Immunotherapies in the Treatment of Extensive-Stage SCLC

Video

Sandip P. Patel, MD, reviews results and clinical implications from the CASPIAN study, and Heather Wakelee, MD, shares insight on approaching the optimal immunotherapy option for patients with extensive-stage SCLC.

John V. Heymach, MD, PhD: Sandip, we also have the CASPIAN study, which is similar in most ways. Why don’t you take us through that and give any updates there?

Sandip P. Patel, MD: CASPIAN, similar to the IMpower133 study, looked in the frontline extensive-stage small cell lung cancer setting. Here, durvalumab was used with cisplatin or carboplatin for 4 cycles, and then durvalumab could be continued every 3 weeks. Now there’s every-4-week dosing. PCI [prophylactic cranial radiation] was allowed—about 8% of patients had PCI. The control arm got 6 cycles of chemotherapy, as opposed to 4 in IMpower133. And CASPIAN was open label vs IMpower133 was double blinded. The differences were subtle differences. Honestly, it was more similar than different.

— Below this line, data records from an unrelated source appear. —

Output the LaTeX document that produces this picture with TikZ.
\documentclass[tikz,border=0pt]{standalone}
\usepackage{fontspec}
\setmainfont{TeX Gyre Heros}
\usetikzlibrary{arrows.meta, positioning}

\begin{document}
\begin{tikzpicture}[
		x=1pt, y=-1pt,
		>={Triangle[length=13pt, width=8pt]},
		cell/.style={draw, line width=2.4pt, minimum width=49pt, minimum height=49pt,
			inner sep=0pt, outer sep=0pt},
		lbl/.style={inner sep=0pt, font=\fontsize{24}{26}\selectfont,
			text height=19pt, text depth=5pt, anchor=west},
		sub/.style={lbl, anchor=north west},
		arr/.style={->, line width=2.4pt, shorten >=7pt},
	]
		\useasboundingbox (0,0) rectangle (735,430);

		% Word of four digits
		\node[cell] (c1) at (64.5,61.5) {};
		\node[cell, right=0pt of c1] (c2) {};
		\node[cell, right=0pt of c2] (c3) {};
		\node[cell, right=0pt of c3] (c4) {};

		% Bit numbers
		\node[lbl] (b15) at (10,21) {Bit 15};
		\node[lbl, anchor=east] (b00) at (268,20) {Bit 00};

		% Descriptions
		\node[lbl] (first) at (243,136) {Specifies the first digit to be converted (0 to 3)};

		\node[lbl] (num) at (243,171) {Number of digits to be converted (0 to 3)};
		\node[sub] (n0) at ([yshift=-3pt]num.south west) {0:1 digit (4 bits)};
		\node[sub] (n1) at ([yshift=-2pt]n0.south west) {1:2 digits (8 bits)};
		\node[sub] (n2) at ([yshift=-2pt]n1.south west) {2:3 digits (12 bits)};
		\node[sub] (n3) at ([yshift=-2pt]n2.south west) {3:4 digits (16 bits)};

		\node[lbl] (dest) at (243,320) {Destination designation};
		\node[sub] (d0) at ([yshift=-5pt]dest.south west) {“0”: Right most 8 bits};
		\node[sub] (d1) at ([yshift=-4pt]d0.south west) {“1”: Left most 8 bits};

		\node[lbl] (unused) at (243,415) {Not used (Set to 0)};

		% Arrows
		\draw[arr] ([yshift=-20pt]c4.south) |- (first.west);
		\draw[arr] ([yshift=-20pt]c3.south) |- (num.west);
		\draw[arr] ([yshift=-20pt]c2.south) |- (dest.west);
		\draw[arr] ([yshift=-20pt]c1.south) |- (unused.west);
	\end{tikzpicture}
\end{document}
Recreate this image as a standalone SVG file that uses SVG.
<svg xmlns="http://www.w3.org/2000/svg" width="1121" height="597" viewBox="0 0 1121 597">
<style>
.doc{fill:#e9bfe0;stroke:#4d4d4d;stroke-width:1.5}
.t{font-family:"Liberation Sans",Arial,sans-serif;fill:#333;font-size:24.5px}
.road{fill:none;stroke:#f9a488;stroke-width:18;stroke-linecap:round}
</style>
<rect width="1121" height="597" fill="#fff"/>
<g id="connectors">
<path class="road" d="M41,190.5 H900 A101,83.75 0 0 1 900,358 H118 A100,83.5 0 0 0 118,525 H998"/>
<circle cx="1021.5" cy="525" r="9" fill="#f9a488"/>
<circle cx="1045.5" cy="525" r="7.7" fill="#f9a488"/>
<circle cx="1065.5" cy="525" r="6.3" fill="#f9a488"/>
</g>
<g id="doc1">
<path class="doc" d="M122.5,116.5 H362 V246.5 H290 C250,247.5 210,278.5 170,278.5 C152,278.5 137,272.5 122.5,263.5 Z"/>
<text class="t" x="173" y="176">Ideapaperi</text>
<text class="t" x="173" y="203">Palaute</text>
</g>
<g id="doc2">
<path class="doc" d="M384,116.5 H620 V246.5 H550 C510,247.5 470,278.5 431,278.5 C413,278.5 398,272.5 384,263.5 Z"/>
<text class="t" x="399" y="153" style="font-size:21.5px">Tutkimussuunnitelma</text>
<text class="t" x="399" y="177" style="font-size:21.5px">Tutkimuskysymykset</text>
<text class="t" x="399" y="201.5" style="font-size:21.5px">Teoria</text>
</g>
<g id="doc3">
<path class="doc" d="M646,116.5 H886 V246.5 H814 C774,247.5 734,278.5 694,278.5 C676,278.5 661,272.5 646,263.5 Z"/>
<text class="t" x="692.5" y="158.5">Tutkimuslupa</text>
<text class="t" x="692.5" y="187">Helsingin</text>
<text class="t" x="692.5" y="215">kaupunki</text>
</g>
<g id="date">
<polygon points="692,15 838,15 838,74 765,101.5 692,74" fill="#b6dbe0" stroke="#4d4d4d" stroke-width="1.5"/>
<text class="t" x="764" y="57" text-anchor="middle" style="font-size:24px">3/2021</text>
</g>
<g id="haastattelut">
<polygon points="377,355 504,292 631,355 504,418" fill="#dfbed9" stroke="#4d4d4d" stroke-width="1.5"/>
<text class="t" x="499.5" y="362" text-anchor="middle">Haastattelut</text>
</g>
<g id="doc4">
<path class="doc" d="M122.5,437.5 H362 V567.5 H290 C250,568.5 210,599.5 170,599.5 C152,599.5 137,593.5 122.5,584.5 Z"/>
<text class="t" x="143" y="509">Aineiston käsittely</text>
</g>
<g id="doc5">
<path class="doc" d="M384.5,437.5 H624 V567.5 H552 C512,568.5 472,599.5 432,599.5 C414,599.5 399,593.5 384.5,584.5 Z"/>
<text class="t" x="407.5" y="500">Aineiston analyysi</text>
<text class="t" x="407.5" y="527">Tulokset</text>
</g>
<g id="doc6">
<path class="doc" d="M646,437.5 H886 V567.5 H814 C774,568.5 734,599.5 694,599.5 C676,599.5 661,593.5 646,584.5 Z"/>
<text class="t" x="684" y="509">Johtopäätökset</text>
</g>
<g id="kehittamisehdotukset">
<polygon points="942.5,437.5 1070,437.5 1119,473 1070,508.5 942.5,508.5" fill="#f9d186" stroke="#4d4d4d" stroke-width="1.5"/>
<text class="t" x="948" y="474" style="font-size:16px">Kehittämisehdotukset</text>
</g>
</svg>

With IMpower133 study results, we saw median overall survival on the order of 10 to 12 months and median progression-free survival on the order of 4 to 5 months across both the studies. As Stephen mentioned, concerning the durability of responses, the tail end of the curve in non–small cell lung cancer was 20%, 25%, 30%. OS [overall survival] was 2 years, so we’re looking on the order of about 22%, with control arm of about 17%, in IMpower133 and similar results in CASPIAN. Broadly, it’s the new standard of care. But as Stephen mentioned, there’s the idea that there’s likely a subgroup of patients driving benefit, and we don’t have a great way in a standard-of-care setting to define who those patients may be.

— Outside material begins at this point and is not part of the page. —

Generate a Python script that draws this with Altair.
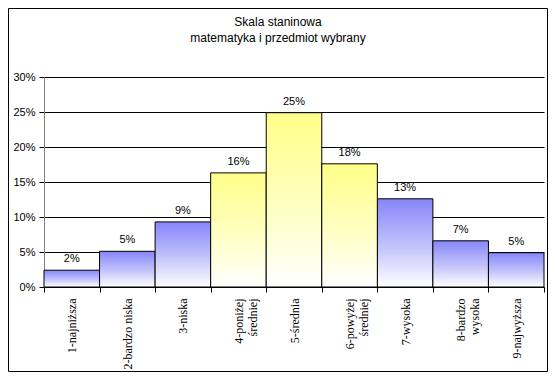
import altair as alt
import pandas as pd

kategorie = ["1-najniższa", "2-bardzo niska", "3-niska", "4-poniżej średniej",
             "5-średnia", "6-powyżej średniej", "7-wysoka", "8-bardzo wysoka",
             "9-najwyższa"]
udzial = [0.024, 0.051, 0.093, 0.163, 0.249, 0.176, 0.126, 0.066, 0.049]
grupa = ["skrajna", "skrajna", "skrajna", "srodek", "srodek", "srodek",
         "skrajna", "skrajna", "skrajna"]
tytul = ["Skala staninowa", "matematyka i przedmiot wybrany"]

df = pd.DataFrame({"kat": kategorie, "val": udzial, "grupa": grupa})
one = pd.DataFrame({"a": [0]})

blue = alt.Gradient(gradient="linear",
                    stops=[alt.GradientStop(color="#8686fb", offset=0),
                           alt.GradientStop(color="#c4c4fb", offset=0.55),
                           alt.GradientStop(color="#ffffff", offset=1)],
                    x1=0, x2=0, y1=0, y2=1)
yellow = alt.Gradient(gradient="linear",
                      stops=[alt.GradientStop(color="#ffff88", offset=0),
                             alt.GradientStop(color="#ffffc4", offset=0.55),
                             alt.GradientStop(color="#ffffff", offset=1)],
                      x1=0, x2=0, y1=0, y2=1)

x = alt.X("kat:N", sort=kategorie, title=None,
          scale=alt.Scale(paddingInner=0, paddingOuter=0),
          axis=alt.Axis(tickBand="extent", labelAngle=-90, labelAlign="right",
                        labelBaseline="middle", labelFont="Liberation Serif",
                        labelFontSize=12, labelColor="black", labelPadding=6,
                        labelExpr="length(datum.label) > 14 ? split(datum.label, ' ') : datum.label",
                        domainColor="black", tickColor="black", tickSize=5))
y = alt.Y("val:Q", title=None,
          scale=alt.Scale(domain=[0, 0.3], nice=False),
          axis=alt.Axis(values=[0, 0.05, 0.1, 0.15, 0.2, 0.25, 0.3], format=".0%",
                        labelFont="Liberation Sans", labelFontSize=11,
                        labelColor="black", gridColor="black", gridOpacity=1,
                        gridWidth=1, domainColor="#808080", tickColor="black",
                        tickSize=5, labelPadding=4))

base = alt.Chart(df)
bars_b = base.transform_filter("datum.grupa == 'skrajna'").mark_bar(
    color=blue, stroke="black", strokeWidth=1).encode(x=x, y=y)
bars_y = base.transform_filter("datum.grupa == 'srodek'").mark_bar(
    color=yellow, stroke="black", strokeWidth=1).encode(x=x, y=y)
labels = base.mark_text(font="Liberation Sans", fontSize=11, color="black",
                        baseline="bottom", dy=-6).encode(
    x=x, y=y, text=alt.Text("val:Q", format=".0%"))
title = alt.Chart(one).mark_text(text=tytul, font="Liberation Sans", fontSize=12,
                                 color="black", baseline="middle", align="center",
                                 lineHeight=16).encode(
    x=alt.value(234), y=alt.value(-55))
border = alt.Chart(one).mark_rect(fill=None, stroke="black", strokeWidth=1).encode(
    x=alt.value(-35.5), x2=alt.value(503.5), y=alt.value(-68.5), y2=alt.value(294.5))

chart = alt.layer(bars_b, bars_y, labels, title, border).properties(
    width=500, height=210,
    autosize=alt.AutoSizeParams(type="none"),
    padding={"left": 36, "top": 69, "right": 4, "bottom": 85},
).configure_view(stroke=None)

chart.save("out.html", embed_options={"renderer": "svg", "actions": False})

John V. Heymach, MD, PhD: Heather, now I have 2 good choices for approved agents with similar studies. Do you see any criteria from these studies that help you choose 1 vs the other, from your perspective? You mentioned that it’s not busy for small cell lung cancer at your practice, but how would you choose between the 2?

Heather Wakelee, MD: It’s a good question. It’s very hard to tell the difference. If you look at the data, as it stands with OS and long-term benefit, durvalumab vs atezolizumab, it’s very difficult to see a difference. With CASPIAN, we know that adding the tremelimumab didn’t seem to add much other than toxicity. We’re left with single agent. I can’t tell the difference. Maybe we’ll learn more as we start to understand these inflammatory subsets and all that. But for me, it’s very difficult. If there were differences in price, which there aren’t really, that factor would be reasonable to think about. There’s no difference in toxicity, and there’s not really a difference in efficacy. People just get into patterns of what they’re comfortable using.

John V. Heymach, MD, PhD: Yes, that’s right. As we mentioned before with the PD-1 inhibitors in the high PD-L1 group, it’s good to have choices, but what’s important is what combinations get built from here. How do these move forward? It’s reassuring to see 2 similar drugs produce similar results with well-designed studies. It’s good to see that as well.